Aim:
Please output the data below exactly as given, starting at its first line and stopping after the line that contains "text=white] (arapl) at".

Data provided:
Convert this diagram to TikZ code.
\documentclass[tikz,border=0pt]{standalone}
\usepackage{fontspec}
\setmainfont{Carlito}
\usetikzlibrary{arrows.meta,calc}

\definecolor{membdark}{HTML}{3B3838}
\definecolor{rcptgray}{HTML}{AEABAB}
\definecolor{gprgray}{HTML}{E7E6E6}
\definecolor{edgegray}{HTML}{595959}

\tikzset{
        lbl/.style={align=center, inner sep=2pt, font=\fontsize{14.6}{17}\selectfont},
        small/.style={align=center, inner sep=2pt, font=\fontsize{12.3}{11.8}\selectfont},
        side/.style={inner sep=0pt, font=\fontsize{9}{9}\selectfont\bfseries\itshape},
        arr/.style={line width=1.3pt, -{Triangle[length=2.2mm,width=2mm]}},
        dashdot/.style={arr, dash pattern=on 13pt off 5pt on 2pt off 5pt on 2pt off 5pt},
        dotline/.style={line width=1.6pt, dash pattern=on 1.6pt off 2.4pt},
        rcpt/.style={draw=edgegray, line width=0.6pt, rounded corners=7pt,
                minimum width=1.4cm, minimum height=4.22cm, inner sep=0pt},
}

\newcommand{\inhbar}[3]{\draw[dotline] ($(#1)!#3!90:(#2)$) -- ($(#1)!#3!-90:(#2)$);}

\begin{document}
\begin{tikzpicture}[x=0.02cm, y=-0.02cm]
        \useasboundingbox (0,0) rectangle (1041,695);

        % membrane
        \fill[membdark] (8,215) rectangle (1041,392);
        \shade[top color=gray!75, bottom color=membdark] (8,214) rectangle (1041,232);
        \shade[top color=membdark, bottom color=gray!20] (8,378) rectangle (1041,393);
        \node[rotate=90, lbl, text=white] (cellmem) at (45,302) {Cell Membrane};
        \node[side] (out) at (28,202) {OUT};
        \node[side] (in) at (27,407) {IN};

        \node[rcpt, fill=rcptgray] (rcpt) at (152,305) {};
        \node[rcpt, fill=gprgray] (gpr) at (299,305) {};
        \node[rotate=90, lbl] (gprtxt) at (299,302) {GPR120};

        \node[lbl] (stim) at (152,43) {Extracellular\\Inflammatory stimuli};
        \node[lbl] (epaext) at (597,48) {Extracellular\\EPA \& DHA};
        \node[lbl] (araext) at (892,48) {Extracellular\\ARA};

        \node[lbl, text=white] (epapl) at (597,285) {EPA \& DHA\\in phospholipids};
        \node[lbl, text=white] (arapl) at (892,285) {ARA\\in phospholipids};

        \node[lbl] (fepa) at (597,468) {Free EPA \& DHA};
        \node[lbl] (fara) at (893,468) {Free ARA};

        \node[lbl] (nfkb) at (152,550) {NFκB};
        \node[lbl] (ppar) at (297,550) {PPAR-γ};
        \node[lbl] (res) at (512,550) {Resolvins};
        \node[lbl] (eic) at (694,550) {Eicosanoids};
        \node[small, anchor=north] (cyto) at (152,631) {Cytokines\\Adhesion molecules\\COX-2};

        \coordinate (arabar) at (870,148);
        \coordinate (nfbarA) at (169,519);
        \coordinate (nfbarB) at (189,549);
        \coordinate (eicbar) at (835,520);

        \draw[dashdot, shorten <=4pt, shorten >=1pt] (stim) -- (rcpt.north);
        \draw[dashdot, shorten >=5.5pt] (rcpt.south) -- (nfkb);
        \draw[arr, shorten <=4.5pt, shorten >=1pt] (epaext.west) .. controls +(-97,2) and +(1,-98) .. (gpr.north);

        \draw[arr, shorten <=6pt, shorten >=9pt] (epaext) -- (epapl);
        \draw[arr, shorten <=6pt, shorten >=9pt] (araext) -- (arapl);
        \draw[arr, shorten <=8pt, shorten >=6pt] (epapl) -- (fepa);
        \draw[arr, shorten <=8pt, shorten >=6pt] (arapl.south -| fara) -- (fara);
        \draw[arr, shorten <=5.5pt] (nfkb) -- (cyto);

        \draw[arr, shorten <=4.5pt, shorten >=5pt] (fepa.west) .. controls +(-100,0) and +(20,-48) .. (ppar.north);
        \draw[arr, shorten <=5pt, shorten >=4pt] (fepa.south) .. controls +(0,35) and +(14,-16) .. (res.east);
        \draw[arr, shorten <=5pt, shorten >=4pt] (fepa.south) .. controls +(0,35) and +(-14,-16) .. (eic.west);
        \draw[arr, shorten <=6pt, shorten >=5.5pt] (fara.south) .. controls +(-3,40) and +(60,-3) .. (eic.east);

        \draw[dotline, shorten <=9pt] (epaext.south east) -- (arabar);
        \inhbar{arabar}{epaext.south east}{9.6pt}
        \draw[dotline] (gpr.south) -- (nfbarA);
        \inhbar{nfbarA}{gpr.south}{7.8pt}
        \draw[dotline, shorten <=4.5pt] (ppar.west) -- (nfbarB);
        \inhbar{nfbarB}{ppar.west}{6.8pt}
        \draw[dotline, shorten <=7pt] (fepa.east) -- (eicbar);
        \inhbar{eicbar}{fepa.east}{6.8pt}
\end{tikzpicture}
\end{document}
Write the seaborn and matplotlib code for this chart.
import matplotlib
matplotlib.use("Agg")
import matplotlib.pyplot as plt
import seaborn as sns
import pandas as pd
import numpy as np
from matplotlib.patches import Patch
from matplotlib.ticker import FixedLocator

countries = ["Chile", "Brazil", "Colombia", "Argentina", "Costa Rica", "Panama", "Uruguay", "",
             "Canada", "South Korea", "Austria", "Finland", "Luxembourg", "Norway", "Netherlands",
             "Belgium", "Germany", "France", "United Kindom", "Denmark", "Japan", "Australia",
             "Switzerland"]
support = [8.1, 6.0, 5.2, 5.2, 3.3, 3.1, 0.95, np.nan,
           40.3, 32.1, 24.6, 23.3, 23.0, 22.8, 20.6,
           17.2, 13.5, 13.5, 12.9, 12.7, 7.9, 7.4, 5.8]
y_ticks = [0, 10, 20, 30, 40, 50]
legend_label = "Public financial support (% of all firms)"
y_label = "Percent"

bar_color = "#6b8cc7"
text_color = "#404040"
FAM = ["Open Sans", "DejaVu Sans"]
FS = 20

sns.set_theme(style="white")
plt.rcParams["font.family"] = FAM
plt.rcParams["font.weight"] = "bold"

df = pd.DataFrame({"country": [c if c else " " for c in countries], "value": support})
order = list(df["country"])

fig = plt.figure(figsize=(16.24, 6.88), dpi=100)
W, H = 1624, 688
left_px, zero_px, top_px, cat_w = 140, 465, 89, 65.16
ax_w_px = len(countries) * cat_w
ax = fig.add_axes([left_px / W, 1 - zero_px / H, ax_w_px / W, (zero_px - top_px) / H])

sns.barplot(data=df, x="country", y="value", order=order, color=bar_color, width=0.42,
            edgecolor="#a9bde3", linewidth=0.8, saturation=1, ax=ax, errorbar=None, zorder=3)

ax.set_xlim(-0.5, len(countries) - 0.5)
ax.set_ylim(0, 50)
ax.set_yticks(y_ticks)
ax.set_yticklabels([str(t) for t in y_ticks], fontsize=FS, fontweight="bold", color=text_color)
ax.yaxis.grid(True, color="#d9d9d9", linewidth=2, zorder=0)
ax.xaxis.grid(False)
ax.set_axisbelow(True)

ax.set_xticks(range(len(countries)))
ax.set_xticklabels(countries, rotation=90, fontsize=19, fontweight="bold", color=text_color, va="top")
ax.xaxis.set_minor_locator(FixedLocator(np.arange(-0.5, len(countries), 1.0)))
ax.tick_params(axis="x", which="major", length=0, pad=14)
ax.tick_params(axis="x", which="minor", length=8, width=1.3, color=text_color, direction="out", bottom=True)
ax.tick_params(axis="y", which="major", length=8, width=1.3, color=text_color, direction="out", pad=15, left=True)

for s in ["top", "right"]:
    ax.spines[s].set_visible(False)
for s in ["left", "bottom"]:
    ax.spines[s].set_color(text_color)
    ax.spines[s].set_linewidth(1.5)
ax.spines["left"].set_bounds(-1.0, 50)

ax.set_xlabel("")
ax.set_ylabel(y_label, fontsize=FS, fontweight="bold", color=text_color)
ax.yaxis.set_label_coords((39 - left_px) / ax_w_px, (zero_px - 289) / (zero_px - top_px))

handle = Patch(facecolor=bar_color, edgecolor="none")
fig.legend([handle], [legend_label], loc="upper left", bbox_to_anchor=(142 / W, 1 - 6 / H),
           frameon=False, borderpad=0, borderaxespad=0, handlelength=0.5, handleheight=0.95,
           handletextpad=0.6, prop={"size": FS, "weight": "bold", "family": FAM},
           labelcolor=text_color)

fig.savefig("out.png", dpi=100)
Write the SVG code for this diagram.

Written response:
Convert this diagram to TikZ code.
\documentclass[tikz,border=0pt]{standalone}
\usepackage{fontspec}
\setmainfont{Carlito}
\usetikzlibrary{arrows.meta,calc}

\definecolor{membdark}{HTML}{3B3838}
\definecolor{rcptgray}{HTML}{AEABAB}
\definecolor{gprgray}{HTML}{E7E6E6}
\definecolor{edgegray}{HTML}{595959}

\tikzset{
        lbl/.style={align=center, inner sep=2pt, font=\fontsize{14.6}{17}\selectfont},
        small/.style={align=center, inner sep=2pt, font=\fontsize{12.3}{11.8}\selectfont},
        side/.style={inner sep=0pt, font=\fontsize{9}{9}\selectfont\bfseries\itshape},
        arr/.style={line width=1.3pt, -{Triangle[length=2.2mm,width=2mm]}},
        dashdot/.style={arr, dash pattern=on 13pt off 5pt on 2pt off 5pt on 2pt off 5pt},
        dotline/.style={line width=1.6pt, dash pattern=on 1.6pt off 2.4pt},
        rcpt/.style={draw=edgegray, line width=0.6pt, rounded corners=7pt,
                minimum width=1.4cm, minimum height=4.22cm, inner sep=0pt},
}

\newcommand{\inhbar}[3]{\draw[dotline] ($(#1)!#3!90:(#2)$) -- ($(#1)!#3!-90:(#2)$);}

\begin{document}
\begin{tikzpicture}[x=0.02cm, y=-0.02cm]
        \useasboundingbox (0,0) rectangle (1041,695);

        % membrane
        \fill[membdark] (8,215) rectangle (1041,392);
        \shade[top color=gray!75, bottom color=membdark] (8,214) rectangle (1041,232);
        \shade[top color=membdark, bottom color=gray!20] (8,378) rectangle (1041,393);
        \node[rotate=90, lbl, text=white] (cellmem) at (45,302) {Cell Membrane};
        \node[side] (out) at (28,202) {OUT};
        \node[side] (in) at (27,407) {IN};

        \node[rcpt, fill=rcptgray] (rcpt) at (152,305) {};
        \node[rcpt, fill=gprgray] (gpr) at (299,305) {};
        \node[rotate=90, lbl] (gprtxt) at (299,302) {GPR120};

        \node[lbl] (stim) at (152,43) {Extracellular\\Inflammatory stimuli};
        \node[lbl] (epaext) at (597,48) {Extracellular\\EPA \& DHA};
        \node[lbl] (araext) at (892,48) {Extracellular\\ARA};

        \node[lbl, text=white] (epapl) at (597,285) {EPA \& DHA\\in phospholipids};
        \node[lbl, text=white] (arapl) at (892,285) {ARA\\in phospholipids};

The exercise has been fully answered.